El 23 de octubre de 1980, una explosión de gas en un colegio de Ortuella, localidad de unos pocos miles de habitantes próxima a Bilbao, mató a cincuenta niños de entre cinco y seis años, y a tres adultos.
El niño, de Fernando Aramburu, tomando como guía de la novela una familia, cuenta quiénes eran y quiénes fueron. A qué hace referencia la «y» no es preciso aclararlo.
El título, sin embargo, no alude a una persona concreta, porque el niño que protagoniza El niño representa a todos y cada uno de aquellos cincuenta desdichados.
Tres son los personajes de esta novela, aparte del Nuco, el niño muerto: Mariaje, su madre, ama de casa; José Miguel, su padre, obrero industrial; y Nicasio, su abuelo materno, jubilado. Todos inmigrantes de lo que ahora llamamos «España vacía». No hacen falta más para contar una historia que en algún lugar el autor ha dicho que, aparte de su inevitable componente trágico, lanza un mensaje de esperanza, de reconstrucción. Un mensaje positivo al que, la verdad, no acaban de acogerse los tres personajes, sino, en realidad, solo uno. El destino de otro acaba determinado por algo ajeno al accidente, pero que no hubiera descubierto sin él; y el del tercero tampoco es muy risueño que digamos.
Lo mejor, o más bien, lo mollar, es el exquisito tratamiento que Aramburu da a un tema en el que pisar terrenos sensibleros o voluntaristas es tan sencillo que parece increíble que haya conseguido evitarlo. El resultado permite al lector asomarse al abismo sin peligro, haciéndolo consciente de su existencia; le permite intuir el el horror de la caída, pero no experimentarlo.

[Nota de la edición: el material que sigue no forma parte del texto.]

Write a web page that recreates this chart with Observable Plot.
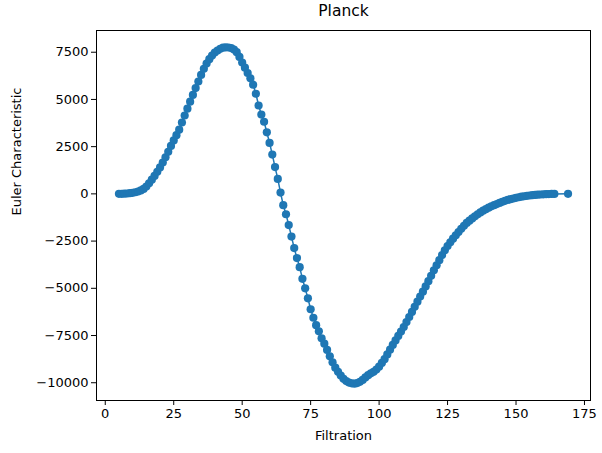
<!DOCTYPE html>
<html>
<head>
<meta charset="utf-8">
<script src="https://cdn.jsdelivr.net/npm/d3@7"></script>
<script src="https://cdn.jsdelivr.net/npm/@observablehq/plot@0.6"></script>
<style>
  html, body { margin: 0; padding: 0; background: #fff; }
  #chart { width: 602px; height: 453px; }
</style>
</head>
<body>
<div id="chart"></div>
<script>
const title = "Planck";
const xLabel = "Filtration";
const yLabel = "Euler Characteristic";
const xTicks = [0, 25, 50, 75, 100, 125, 150, 175];
const yTicks = [-10000, -7500, -5000, -2500, 0, 2500, 5000, 7500];

const filtration = [
  5, 6, 7, 8, 9, 10, 11, 12, 13, 14,
  15, 16, 17, 18, 19, 20, 21, 22, 23, 24,
  25, 26, 27, 28, 29, 30, 31, 32, 33, 34,
  35, 36, 37, 38, 39, 40, 41, 42, 43, 44,
  45, 46, 47, 48, 49, 50, 51, 52, 53, 54,
  55, 56, 57, 58, 59, 60, 61, 62, 63, 64,
  65, 66, 67, 68, 69, 70, 71, 72, 73, 74,
  75, 76, 77, 78, 79, 80, 81, 82, 83, 84,
  85, 86, 87, 88, 89, 90, 91, 92, 93, 94,
  95, 96, 97, 98, 99, 100, 101, 102, 103, 104,
  105, 106, 107, 108, 109, 110, 111, 112, 113, 114,
  115, 116, 117, 118, 119, 120, 121, 122, 123, 124,
  125, 126, 127, 128, 129, 130, 131, 132, 133, 134,
  135, 136, 137, 138, 139, 140, 141, 142, 143, 144,
  145, 146, 147, 148, 149, 150, 151, 152, 153, 154,
  155, 156, 157, 158, 159, 160, 161, 162, 163, 164,
  169
];

const euler = [
  0, 5, 10, 20, 35, 55, 85, 125, 185, 260,
  390, 560, 750, 950, 1170, 1400, 1660, 1940, 2230, 2540,
  2830, 3110, 3400, 3780, 4150, 4510, 4880, 5240, 5600, 5950,
  6300, 6620, 6900, 7130, 7320, 7480, 7590, 7680, 7740, 7760,
  7750, 7720, 7640, 7500, 7250, 6950, 6680, 6400, 6120, 5780,
  5300, 4680, 4200, 3820, 3260, 2700, 2080, 1420, 790, 70,
  -600, -1080, -1650, -2260, -2870, -3400, -3880, -4500, -5000, -5530,
  -6110, -6560, -6950, -7280, -7650, -7930, -8260, -8600, -8920, -9200,
  -9420, -9620, -9790, -9910, -9990, -10030, -10050, -10020, -9950, -9850,
  -9720, -9600, -9500, -9420, -9300, -9150, -8950, -8750, -8500, -8250,
  -8000, -7760, -7520, -7290, -7050, -6790, -6520, -6250, -5980, -5710,
  -5440, -5180, -4900, -4620, -4340, -4050, -3780, -3510, -3240, -2990,
  -2760, -2560, -2370, -2190, -2020, -1850, -1690, -1540, -1420, -1300,
  -1190, -1080, -980, -890, -810, -730, -660, -600, -540, -480,
  -420, -370, -320, -280, -245, -210, -180, -150, -125, -105,
  -85, -70, -55, -42, -32, -22, -15, -10, -5, -2,
  0
];

const data = filtration.map((f, i) => ({f, v: euler[i]}));
const color = "#1f77b4";
const fmt = d => String(d).replace("-", "\u2212");

const chart = Plot.plot({
  width: 602,
  height: 453,
  marginLeft: 96,
  marginRight: 12,
  marginTop: 30,
  marginBottom: 53,
  style: {fontFamily: "DejaVu Sans", fontSize: "13px", color: "black", background: "white", overflow: "visible"},
  x: {domain: [-3.2, 177.2], ticks: xTicks, tickFormat: fmt, tickSize: 5, tickPadding: 3, label: null},
  y: {domain: [-10940, 8650], ticks: yTicks, tickFormat: fmt, tickSize: 5, tickPadding: 3, label: null},
  marks: [
    Plot.line(data, {x: "f", y: "v", stroke: color, strokeWidth: 1.5}),
    Plot.dot(data, {x: "f", y: "v", r: 4.1, fill: color, stroke: "none"}),
    Plot.frame({stroke: "black", strokeWidth: 1}),
    Plot.text([title], {frameAnchor: "top", lineAnchor: "middle", dy: -19, fontSize: 15.5, fill: "black"}),
    Plot.text([xLabel], {frameAnchor: "bottom", lineAnchor: "middle", dy: 35, fontSize: 13, fill: "black"}),
    Plot.text([yLabel], {frameAnchor: "left", lineAnchor: "middle", dx: -80, rotate: -90, fontSize: 13, fill: "black"})
  ]
});
document.getElementById("chart").appendChild(chart);
</script>
</body>
</html>
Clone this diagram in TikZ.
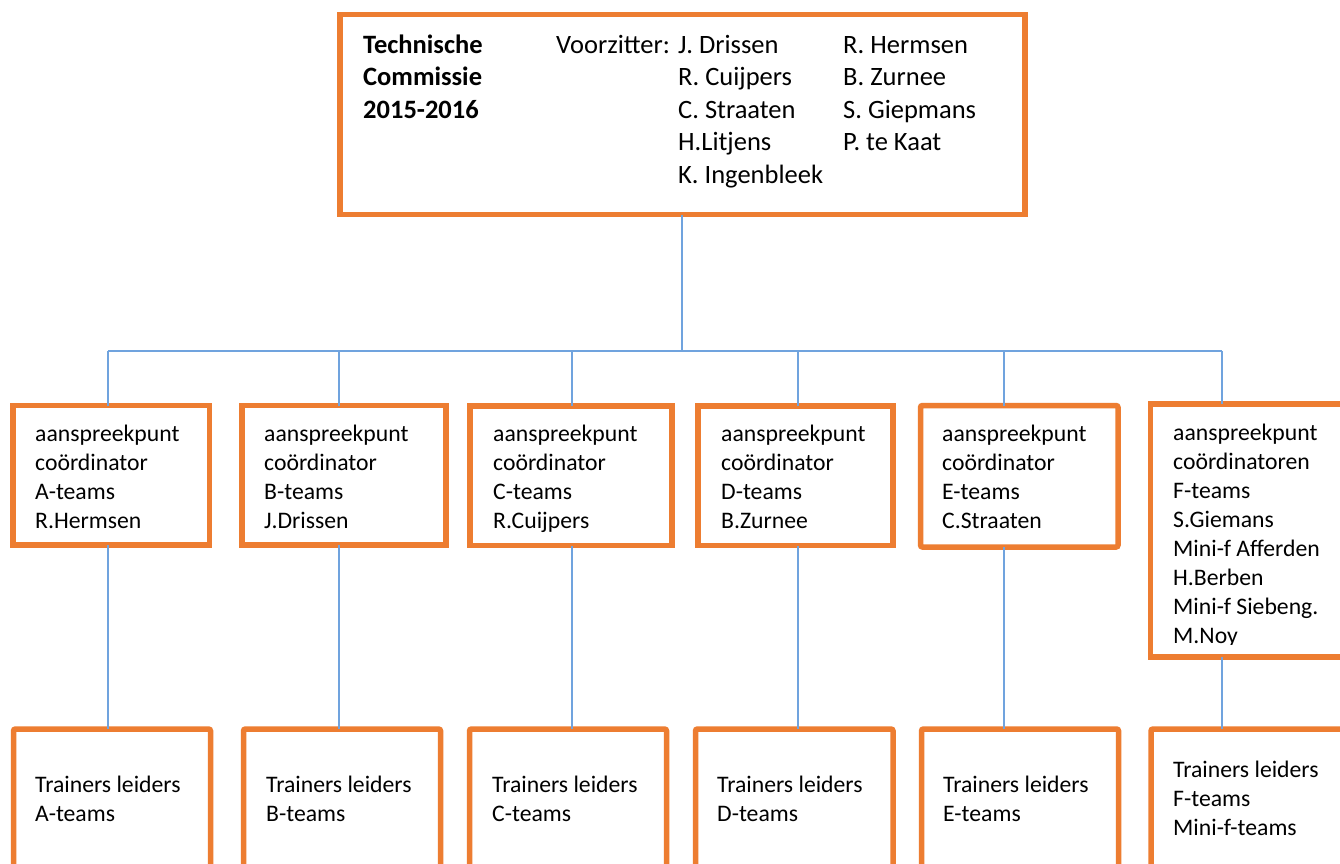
\documentclass[tikz,border=0pt]{standalone}
\usepackage{fontspec}
\setmainfont{Carlito}
\definecolor{boxorange}{HTML}{ED7D31}
\definecolor{linkblue}{RGB}{112,163,222}
\newcommand\ml[2]{\vtop{\baselineskip=#1\relax\lineskiplimit=-100pt\relax\halign{##\hfil\cr#2\crcr}}}
\begin{document}
\begin{tikzpicture}[x=1pt,y=-1pt,
  obox/.style={draw=boxorange, line width=5.5pt, fill=white, line join=miter, inner sep=0pt, outer sep=0pt},
  link/.style={draw=linkblue, line width=1.5pt},
  bigtxt/.style={inner sep=0pt, anchor=base west, font=\fontsize{26.5pt}{32.5pt}\selectfont},
  txt/.style={inner sep=0pt, anchor=base west, font=\fontsize{23.7pt}{29pt}\selectfont}]
\useasboundingbox (0,0) rectangle (1340,863);
\clip (0,0) rectangle (1340,863);
\fill[white] (0,0) rectangle (1340,863);

% boxes
\node[obox, minimum width=685pt, minimum height=200pt] (top) at (682.5,114.5) {};

\node[obox, minimum width=196.5pt, minimum height=139.5pt] (mA) at (111.25,475.25) {};
\node[obox, minimum width=204pt, minimum height=139.5pt] (mB) at (344,475.25) {};
\node[obox, minimum width=202pt, minimum height=139.5pt] (mC) at (571,475.75) {};
\node[obox, minimum width=195pt, minimum height=139.5pt] (mD) at (795.5,475.75) {};
\node[obox, rounded corners=2pt, minimum width=197.5pt, minimum height=141.5pt] (mE) at (1019.25,476.25) {};
\node[obox, minimum width=195.5pt, minimum height=253pt] (mF) at (1248.25,530.5) {};

\node[obox, rounded corners=2pt, minimum width=197pt, minimum height=171pt] (bA) at (112,814.5) {};
\node[obox, rounded corners=2pt, minimum width=197pt, minimum height=171pt] (bB) at (342,814.5) {};
\node[obox, rounded corners=2pt, minimum width=197pt, minimum height=171pt] (bC) at (568,814.5) {};
\node[obox, rounded corners=2pt, minimum width=197.5pt, minimum height=171pt] (bD) at (794.25,814.5) {};
\node[obox, rounded corners=2pt, minimum width=197pt, minimum height=171pt] (bE) at (1020,814.5) {};
\node[obox, rounded corners=2pt, minimum width=195pt, minimum height=171pt] (bF) at (1248.5,814.5) {};

% connectors
\coordinate (hub) at (682,351);
\coordinate (cA) at (108,351);
\coordinate (cB) at (339,351);
\coordinate (cC) at (572,351);
\coordinate (cD) at (798,351);
\coordinate (cE) at (1004,351);
\coordinate (cF) at (1222,351);
\draw[link] (top.south -| hub) -- (hub);
\draw[link] (cA) -- (cF);
\foreach \c in {A,B,C,D,E,F}{
  \draw[link] (c\c) -- (c\c |- m\c.north);
  \draw[link] (c\c |- m\c.south) -- (c\c |- b\c.north);
}

% top box text
\node[bigtxt, font=\fontsize{26.5pt}{32.5pt}\selectfont\bfseries] (ttitle) at (363,53) {\ml{32.5pt}{Technische\cr Commissie\cr 2015-2016}};
\node[bigtxt] (tvoor) at (556,53) {Voorzitter:};
\node[bigtxt] (tcol1) at (678,53) {\ml{32.5pt}{J. Drissen\cr R. Cuijpers\cr C. Straaten\cr H.Litjens\cr K. Ingenbleek}};
\node[bigtxt] (tcol2) at (843,53) {\ml{32.5pt}{R. Hermsen\cr B. Zurnee\cr S. Giepmans\cr P. te Kaat}};

% middle texts
\node[txt] (tmA) at (35,441) {\ml{29pt}{aanspreekpunt\cr coördinator\cr A-teams\cr R.Hermsen}};
\node[txt] (tmB) at (264,441) {\ml{29pt}{aanspreekpunt\cr coördinator\cr B-teams\cr J.Drissen}};
\node[txt] (tmC) at (493,441) {\ml{29pt}{aanspreekpunt\cr coördinator\cr C-teams\cr R.Cuijpers}};
\node[txt] (tmD) at (721,441) {\ml{29pt}{aanspreekpunt\cr coördinator\cr D-teams\cr B.Zurnee}};
\node[txt] (tmE) at (942,441) {\ml{29pt}{aanspreekpunt\cr coördinator\cr E-teams\cr C.Straaten}};
\begin{scope}
\clip (1153,407) rectangle (1340,644.5);
\node[txt] (tmF) at (1173,440.5) {\ml{29pt}{aanspreekpunt\cr coördinatoren\cr F-teams\cr S.Giemans\cr Mini-f Afferden\cr H.Berben\cr Mini-f Siebeng.\cr M.Noy}};
\end{scope}

% bottom texts
\node[txt] (tbA) at (35,792) {\ml{29pt}{Trainers leiders\cr A-teams}};
\node[txt] (tbB) at (266,792) {\ml{29pt}{Trainers leiders\cr B-teams}};
\node[txt] (tbC) at (492,792) {\ml{29pt}{Trainers leiders\cr C-teams}};
\node[txt] (tbD) at (717,792) {\ml{29pt}{Trainers leiders\cr D-teams}};
\node[txt] (tbE) at (943,792) {\ml{29pt}{Trainers leiders\cr E-teams}};
\node[txt] (tbF) at (1173,777) {\ml{29pt}{Trainers leiders\cr F-teams\cr Mini-f-teams}};
\end{tikzpicture}
\end{document}
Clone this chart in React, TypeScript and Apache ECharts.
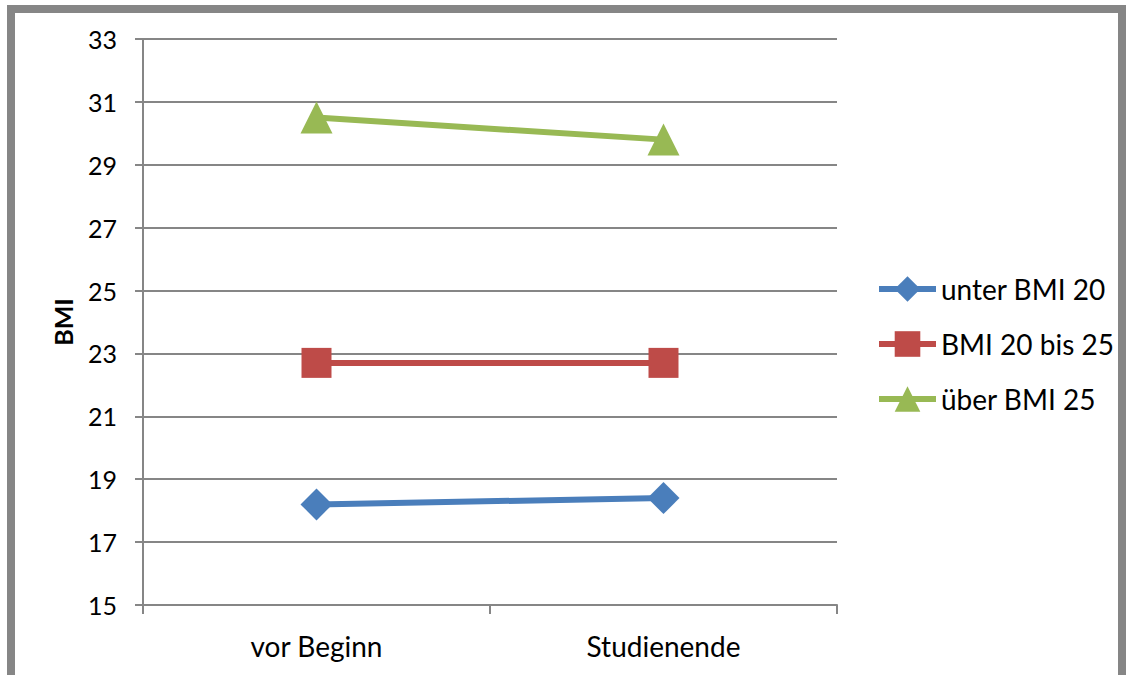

La novela, breve, compuesta de capítulos muy cortos, alterna tonos y destinatarios: el del narrador-reportero-investigador que da testimonio y se dirige al lector; el de Mariaje ,testigo de referencia del narrador (y a través de cuyos ojos vemos a su marido y a su padre) y que suele dirigirse a él; y, por último, el del propio texto, el de la propia novela, que cobra vida para dirigirse al lector y explicarse, lo cual, más que una extravagancia, consigue ser un recurso inteligente y útil a los fines que persigue: encauzar el relato sin que se desborden las emociones.
Una lectura amena, interesante, dura pero no desagradable, en la que los tres protagonistas acaban siendo unos personajes inolvidables, especialmente el abuelo Nicasio y Mariaje. José Miguel, también, pero de otro modo.
Merece la pena leerla, reflexionar sobre la vida y la muerte, sobre la licitud de la reconstrucción, sobre cómo compatibilizar la fidelidad a la memoria y a la propia vida, y sobre cómo la tragedia, aunque parezca increíble, nunca es el punto final para quienes la sobreviven. También sobre cómo la tragedia se diluye a ritmos distintos para cada cual. Para los no afectados, para la sociedad, a toda velocidad. La vida, para el resto, oscila entre la de quienes se quedan irremisiblemente atrás y la de quienes, en un momento u otro, aceleran para incorporarse a la masa que ha seguido adelante.
Un gran libro para pensar en el día después de los momentos trágicos que, antes o después, a casi todos nos han de llegar, si no nos han llegado ya.